### DO THIS
Write out the entries below exactly, starting at the first line and stopping after the line that contains "124.4, 124.2, 124.2];"; skip all pictures.

[Entries with chart source code]
-=-=-=-=-
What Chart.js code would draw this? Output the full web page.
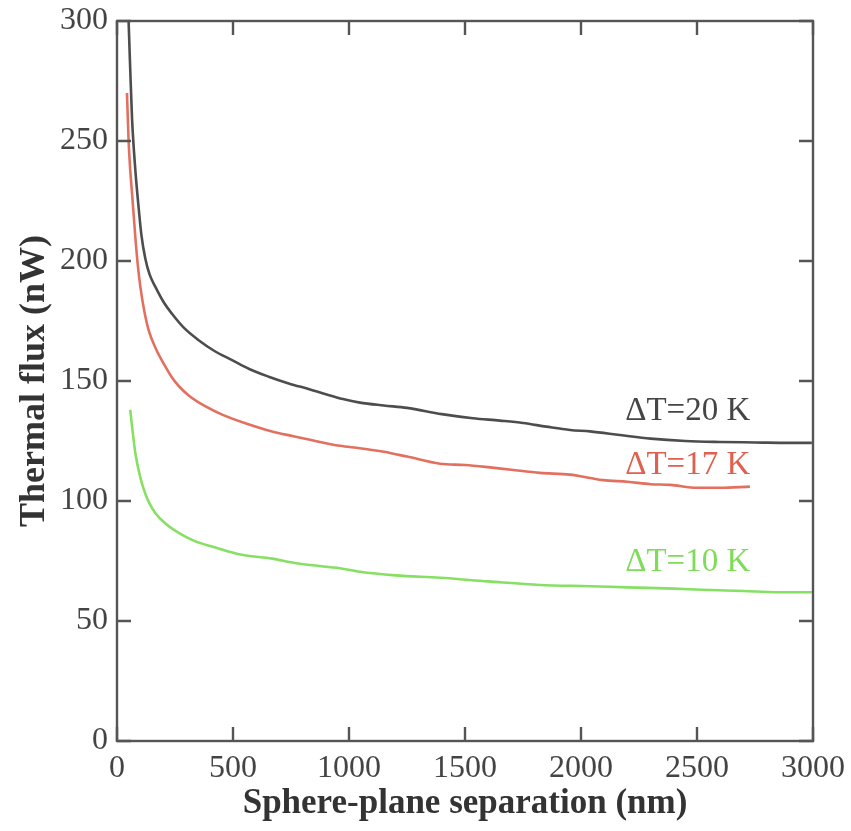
<!DOCTYPE html>
<html>
<head>
<meta charset="utf-8">
<title>Thermal flux vs separation</title>
<script src="https://cdn.jsdelivr.net/npm/chart.js@4.4.1/dist/chart.umd.min.js"></script>
<style>
  html, body { margin: 0; padding: 0; background: #fff; }
  #wrap { width: 851px; height: 831px; }
</style>
</head>
<body>
<div id="wrap"><canvas id="grafico" width="851" height="831"></canvas></div>
<script>
// curva dT = 20 K
var sep20 = [46, 50, 57, 65, 79, 93, 105, 122, 140, 165, 200, 237, 290, 352, 420, 496, 570, 654, 740, 832, 900, 974, 1047, 1150, 1250, 1400, 1534, 1650, 1750, 1850, 1953, 2039, 2168, 2300, 2450, 2599, 2750, 2900, 2995];
var fluxo20 = [315, 300, 280, 259, 238, 222.5, 211, 201, 194.5, 189.3, 183, 178, 172, 167, 162.5, 158.7, 155, 151.8, 149, 146.5, 144.5, 142.5, 141, 139.8, 138.8, 136.2, 134.5, 133.5, 132.5, 131, 129.6, 129, 127.5, 126, 125, 124.6, 124.4, 124.2, 124.2];

// curva dT = 17 K
var sep17 = [43, 50, 57, 65, 79, 90, 101, 118, 137, 165, 194, 237, 270, 309, 380, 453, 550, 668, 760, 832, 961, 1047, 1150, 1250, 1392, 1500, 1608, 1700, 1823, 1953, 2039, 2095, 2200, 2300, 2384, 2500, 2600, 2728];
var fluxo17 = [270, 250, 238, 228, 210, 198, 189, 179, 171, 164, 158.5, 151.5, 147.5, 144, 139.5, 136, 132.5, 129, 127, 125.5, 123, 122, 120.5, 118.5, 115.5, 115, 114, 113, 111.7, 111, 109.6, 108.7, 108, 107, 106.7, 105.5, 105.5, 106];

// curva dT = 10 K
var sep10 = [57, 65, 79, 100, 122, 140, 165, 210, 266, 330, 409, 480, 543, 668, 760, 832, 961, 1047, 1200, 1392, 1600, 1823, 2039, 2200, 2400, 2526, 2700, 2850, 2995];
var fluxo10 = [138, 131, 120, 110, 103, 99, 95, 90.5, 86.7, 83.5, 81, 79, 77.5, 76, 74.3, 73.3, 72, 70.5, 69, 68, 66.5, 65, 64.5, 64, 63.5, 63, 62.5, 62, 62];

var ticksX = [0, 500, 1000, 1500, 2000, 2500, 3000];
var ticksY = [0, 50, 100, 150, 200, 250, 300];

var rotulos = ['\u0394T=20 K', '\u0394T=17 K', '\u0394T=10 K'];
var rotulosX = [2460, 2460, 2460];
var rotulosY = [137.5, 115, 74.6];

var corPreto = '#4d4d4d';
var corVermelho = '#e3705f';
var corVerde = '#86e063';
var coresRotulos = ['#454545', '#e0604f', '#7edc58'];

var fonte = 'Liberation Serif, Times New Roman, serif';

function montarPontos(xs, ys) {
  var pts = [];
  for (var i = 0; i < xs.length; i++) pts.push({ x: xs[i], y: ys[i] });
  return pts;
}

// moldura com marcas de escala para dentro nos quatro lados
var molduraPlugin = {
  id: 'moldura',
  afterDatasetsDraw: function (chart) {
    var ctx = chart.ctx;
    var a = chart.chartArea;
    var sx = chart.scales.x, sy = chart.scales.y;
    var tam = 14;
    ctx.save();
    ctx.strokeStyle = '#555';
    ctx.lineWidth = 2.4;
    ctx.strokeRect(a.left, a.top, a.right - a.left, a.bottom - a.top);
    ctx.beginPath();
    ticksX.forEach(function (v) {
      var px = sx.getPixelForValue(v);
      ctx.moveTo(px, a.bottom); ctx.lineTo(px, a.bottom - tam);
      ctx.moveTo(px, a.top); ctx.lineTo(px, a.top + tam);
    });
    ticksY.forEach(function (v) {
      var py = sy.getPixelForValue(v);
      ctx.moveTo(a.left, py); ctx.lineTo(a.left + tam, py);
      ctx.moveTo(a.right, py); ctx.lineTo(a.right - tam, py);
    });
    ctx.stroke();

    // rótulos das curvas
    ctx.font = '33px ' + fonte;
    ctx.textAlign = 'center';
    ctx.textBaseline = 'middle';
    for (var i = 0; i < rotulos.length; i++) {
      ctx.fillStyle = coresRotulos[i];
      ctx.fillText(rotulos[i], sx.getPixelForValue(rotulosX[i]), sy.getPixelForValue(rotulosY[i]));
    }
    ctx.restore();
  }
};

var dados = {
  datasets: [
    { label: '20 K', data: montarPontos(sep20, fluxo20), borderColor: corPreto },
    { label: '17 K', data: montarPontos(sep17, fluxo17), borderColor: corVermelho },
    { label: '10 K', data: montarPontos(sep10, fluxo10), borderColor: corVerde }
  ]
};
dados.datasets.forEach(function (d) {
  d.borderWidth = 2.6;
  d.pointRadius = 0;
  d.fill = false;
  d.cubicInterpolationMode = 'monotone';
});

function semSeparador(v) { return String(v); }

var config = {
  type: 'line',
  data: dados,
  plugins: [molduraPlugin],
  options: {
    responsive: false,
    animation: false,
    layout: { padding: { left: 0, right: 38, top: 21, bottom: 0 } },
    plugins: { legend: { display: false }, tooltip: { enabled: false } },
    scales: {
      x: {
        type: 'linear',
        min: 0,
        max: 3000,
        grid: { display: false, drawTicks: false },
        border: { display: false },
        afterBuildTicks: function (s) { s.ticks = ticksX.map(function (v) { return { value: v }; }); },
        afterFit: function (s) { s.height = 90; s.paddingLeft = 0; s.paddingRight = 0; },
        ticks: { color: '#444', padding: 8, maxRotation: 0, callback: semSeparador, font: { family: fonte, size: 32 } },
        title: {
          display: true,
          text: 'Sphere-plane separation (nm)',
          color: '#333',
          padding: { top: 0, bottom: 6 },
          font: { family: fonte, size: 35, weight: 'bold' }
        }
      },
      y: {
        min: 0,
        max: 300,
        grid: { display: false, drawTicks: false },
        border: { display: false },
        afterBuildTicks: function (s) { s.ticks = ticksY.map(function (v) { return { value: v }; }); },
        afterFit: function (s) { s.width = 117; s.paddingTop = 0; s.paddingBottom = 0; },
        ticks: { color: '#444', padding: 9, callback: semSeparador, font: { family: fonte, size: 32 } },
        title: {
          display: true,
          text: 'Thermal flux (nW)',
          color: '#333',
          padding: { top: 13, bottom: 0 },
          font: { family: fonte, size: 36, weight: 'bold' }
        }
      }
    }
  }
};

new Chart(document.getElementById('grafico'), config);
</script>
</body>
</html>
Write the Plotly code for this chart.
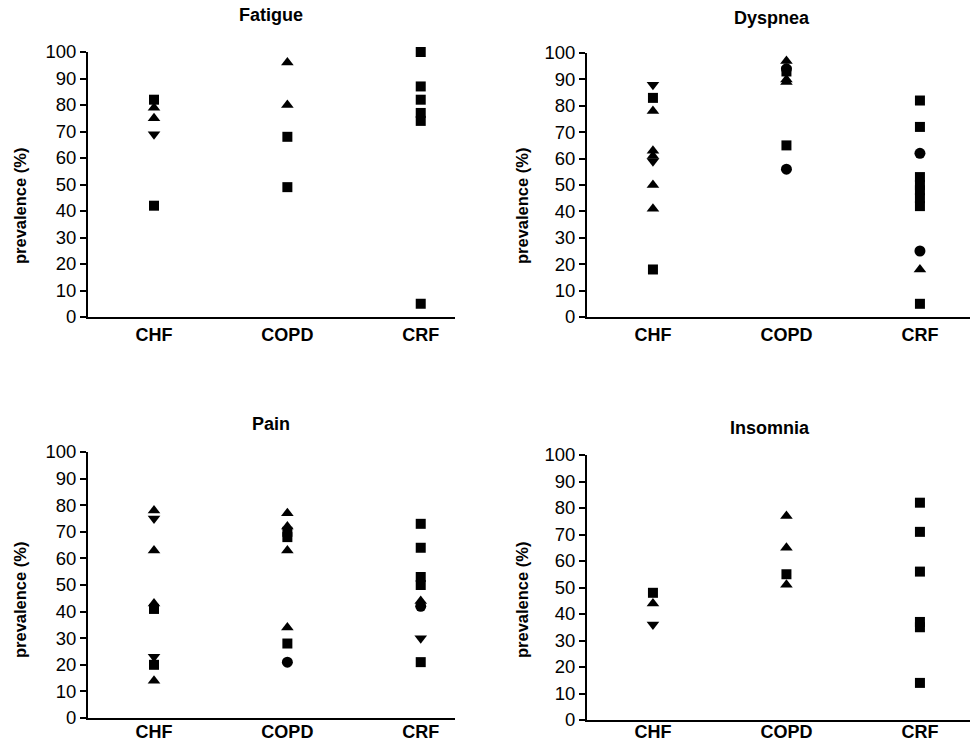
import plotly.graph_objects as go

W, H = 976, 742

categories = ["CHF", "COPD", "CRF"]
panel_titles = ["Fatigue", "Dyspnea", "Pain", "Insomnia"]
y_ticks = [0, 10, 20, 30, 40, 50, 60, 70, 80, 90, 100]

# values per category (CHF, COPD, CRF), grouped by series (study marker)
fatigue_sq = [[82, 42], [68, 49], [100, 87, 82, 77, 74, 5]]
fatigue_tu = [[79, 75], [96, 80], []]
fatigue_td = [[69], [], []]
fatigue_ci = [[], [], []]

dyspnea_sq = [[83, 18], [93, 65], [82, 72, 53, 50, 48, 45, 42, 5]]
dyspnea_tu = [[78, 63, 61, 50, 41], [97, 90, 89], [18]]
dyspnea_td = [[88, 59], [], []]
dyspnea_ci = [[], [94, 56], [62, 25]]

pain_sq = [[41, 20], [70, 68, 28], [73, 64, 53, 50, 21]]
pain_tu = [[78, 63, 43, 14], [77, 72, 63, 34], [44]]
pain_td = [[75, 23], [], [30]]
pain_ci = [[], [21], [42]]

insomnia_sq = [[48], [55], [82, 71, 56, 37, 35, 14]]
insomnia_tu = [[44], [77, 65, 51], []]
insomnia_td = [[36], [], []]
insomnia_ci = [[], [], []]

panels = [
    (fatigue_sq, fatigue_tu, fatigue_td, fatigue_ci),
    (dyspnea_sq, dyspnea_tu, dyspnea_td, dyspnea_ci),
    (pain_sq, pain_tu, pain_td, pain_ci),
    (insomnia_sq, insomnia_tu, insomnia_td, insomnia_ci),
]

# pixel geometry of each plot area: (left, right, top(100), bottom(0)), x range, label standoff
geom = [
    (88, 455, 52, 317, [-0.495, 2.257], 0),
    (587, 970, 53, 317, [-0.494, 2.375], 0),
    (88, 455, 452, 718, [-0.495, 2.257], -4),
    (587, 970, 455, 720, [-0.494, 2.375], -6),
]
symbols = ["square", "triangle-up", "triangle-down", "circle"]
sizes = [10, 11, 11, 11]
FONT = "Liberation Sans, Arial"

fig = go.Figure()
layout = {}
for i, (series, g) in enumerate(zip(panels, geom)):
    n = "" if i == 0 else str(i + 1)
    xa, ya = "x" + n, "y" + n
    for s, sym, sz in zip(series, symbols, sizes):
        xs, ys = [], []
        for ci, vals in enumerate(s):
            for v in vals:
                xs.append(ci)
                ys.append(v)
        if not xs:
            continue
        fig.add_trace(go.Scatter(
            x=xs, y=ys, mode="markers", xaxis=xa, yaxis=ya,
            marker=dict(symbol=sym, size=sz, color="black", line=dict(width=0)),
            cliponaxis=False, showlegend=False, hoverinfo="y"))
    left, right, top, bottom, xr, so = g
    layout["xaxis" + n] = dict(
        domain=[left / W, right / W], anchor=ya, range=xr,
        tickvals=[0, 1, 2], ticktext=["<b>%s</b>" % c for c in categories],
        tickfont=dict(size=18, color="black", family=FONT), ticklabelstandoff=so,
        showline=True, linecolor="black", linewidth=2, ticks="",
        showgrid=False, zeroline=False, fixedrange=True, automargin=False)
    layout["yaxis" + n] = dict(
        domain=[1 - bottom / H, 1 - top / H], anchor=xa, range=[0, 100],
        tickvals=y_ticks, ticks="outside", ticklen=6, tickwidth=1.5, tickcolor="black",
        tickfont=dict(size=18.5, color="black", family=FONT),
        showline=True, linecolor="black", linewidth=2,
        showgrid=False, zeroline=False, fixedrange=True, automargin=False)

fig.update_layout(**layout)

title_pos = [(271, 15), (772, 18), (271, 424), (770, 428)]
ytitle_pos = [(20, 206), (522, 206), (20, 600), (522, 600)]
ann = []
for t, (tx, ty), (yx, yy) in zip(panel_titles, title_pos, ytitle_pos):
    ann.append(dict(text="<b>%s</b>" % t, x=tx / W, y=1 - ty / H, xref="paper", yref="paper",
                    showarrow=False, xanchor="center", yanchor="middle",
                    font=dict(size=18, color="black", family=FONT)))
    ann.append(dict(text="<b>prevalence (%)</b>", x=yx / W, y=1 - yy / H, xref="paper",
                    yref="paper", showarrow=False, textangle=-90,
                    xanchor="center", yanchor="middle",
                    font=dict(size=16.5, color="black", family=FONT)))

fig.update_layout(
    width=W, height=H, margin=dict(l=0, r=0, t=0, b=0, autoexpand=False),
    paper_bgcolor="white", plot_bgcolor="white", annotations=ann,
    font=dict(family=FONT, color="black"))

fig.write_html("out.html", config={"displayModeBar": False},
               post_script="document.body.style.margin='0';document.body.style.overflow='hidden';")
-=-=-=-=-
### WRITTEN RESPONSE
What Chart.js code would draw this? Output the full web page.
<!DOCTYPE html>
<html>
<head>
<meta charset="utf-8">
<title>Thermal flux vs separation</title>
<script src="https://cdn.jsdelivr.net/npm/chart.js@4.4.1/dist/chart.umd.min.js"></script>
<style>
  html, body { margin: 0; padding: 0; background: #fff; }
  #wrap { width: 851px; height: 831px; }
</style>
</head>
<body>
<div id="wrap"><canvas id="grafico" width="851" height="831"></canvas></div>
<script>
// curva dT = 20 K
var sep20 = [46, 50, 57, 65, 79, 93, 105, 122, 140, 165, 200, 237, 290, 352, 420, 496, 570, 654, 740, 832, 900, 974, 1047, 1150, 1250, 1400, 1534, 1650, 1750, 1850, 1953, 2039, 2168, 2300, 2450, 2599, 2750, 2900, 2995];
var fluxo20 = [315, 300, 280, 259, 238, 222.5, 211, 201, 194.5, 189.3, 183, 178, 172, 167, 162.5, 158.7, 155, 151.8, 149, 146.5, 144.5, 142.5, 141, 139.8, 138.8, 136.2, 134.5, 133.5, 132.5, 131, 129.6, 129, 127.5, 126, 125, 124.6, 124.4, 124.2, 124.2];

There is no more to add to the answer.